California federal court rules that a tenant’s lawsuit alleging disability discrimination over loss of his assigned parking spot can continue, denying landlord’s attempt to dismiss the lawsuit.
An African American man with diabetes (“Tenant”) moved into an apartment managed by a corporation (“Landlord”). Because of his diabetes, the Tenant had limited mobility and could not access certain public portions of the condominium complex. The Landlord assured the Tenant that he would receive an accessible parking spot near his apartment.
After moving into the apartment, the Tenant discovered that the Landlord had leased the parking spaces near his apartment to a day care center. As a result, the Tenant was assigned a space much farther away from his apartment and he had difficulties exiting his vehicle because there was a concrete wall next to the spot. In addition, the Tenant claimed that the Landlord exhibited a racial animus towards him and also accused the Tenant’s son of engaging in criminal conduct on the property when he came to help with his father’s in-home health care.
The Landlord served a 60-day notice of termination on the Tenant for alleged violations of the lease. The Landlord agreed to rescind the notice if the Tenant agreed that his son would not visit him for a year. Facing eviction, the Tenant had no choice but to agree to the Landlord’s terms. The Tenant filed a complaint with the state fair housing department, which caused a representative of the Landlord to berate him.
The Tenant filed a lawsuit against the Landlord, alleging violations of the Americans with Disabilities Act (“ADA”), federal Fair Housing Act (“FHA”), and various state civil rights laws. The Landlord filed a motion to dismiss the lawsuit.
The United States District Court for the Northern District of California dismissed some of the allegations but allowed the lawsuit to proceed. The court considered the Tenant’s claims under the FHA. The Tenant alleged that the Landlord failed to accommodate the Tenant’s request for an accessible parking spot. Under the FHA, a failure to accommodate claim must show that the individual suffered from a disability as defined in the FHA, the housing provider knew or should have known about the disability, accommodation of the disability may be necessary to help the individual enjoy the housing, and the housing provider refused to accommodate the disability. The only dispute was whether the Tenant’s request for a parking spot near his apartment was a reasonable accommodation. While the Landlord argued the request was unreasonable because it did not own the spots near his apartment, the court found that the Tenant had adequately plead a claim under the FHA and so allowed this claim to move forward for additional proceedings to evaluate the accommodation request made by the Tenant.

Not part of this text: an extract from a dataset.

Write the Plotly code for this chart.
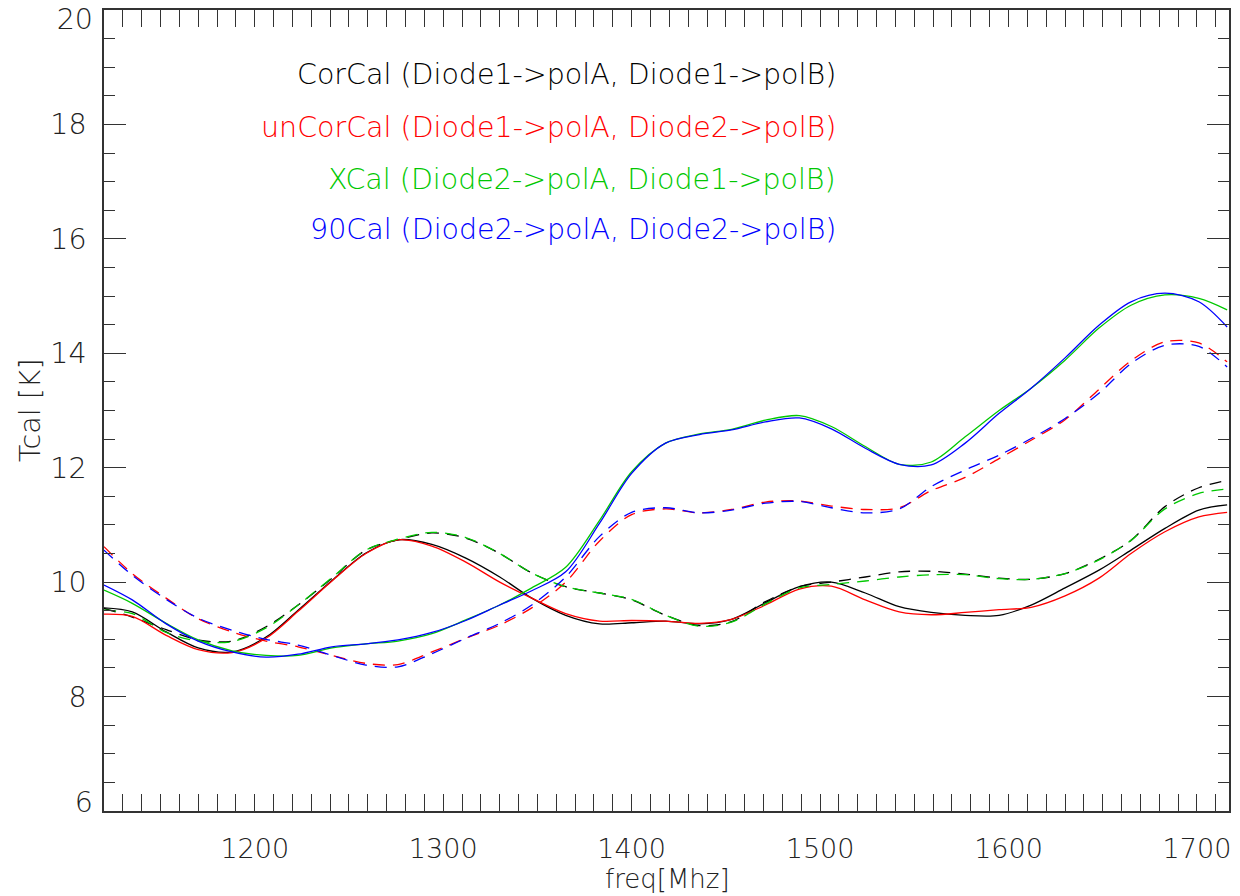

The court allowed some of the state law civil rights claims to proceed but dismissed the ADA claims and some of the other state laws claims. Therefore, the Landlord’s motion to dismiss was granted in part and denied in part.
Green v. Mercy Hous., Inc., No. C 18-04888 WHA, 2018 WL 6704185 (N.D. Cal. Dec. 20, 2018). [This is a citation to a Westlaw document. Westlaw is a subscription, online legal research service. If an official reporter citation should become available for this case, the citation will be updated to reflect this information.]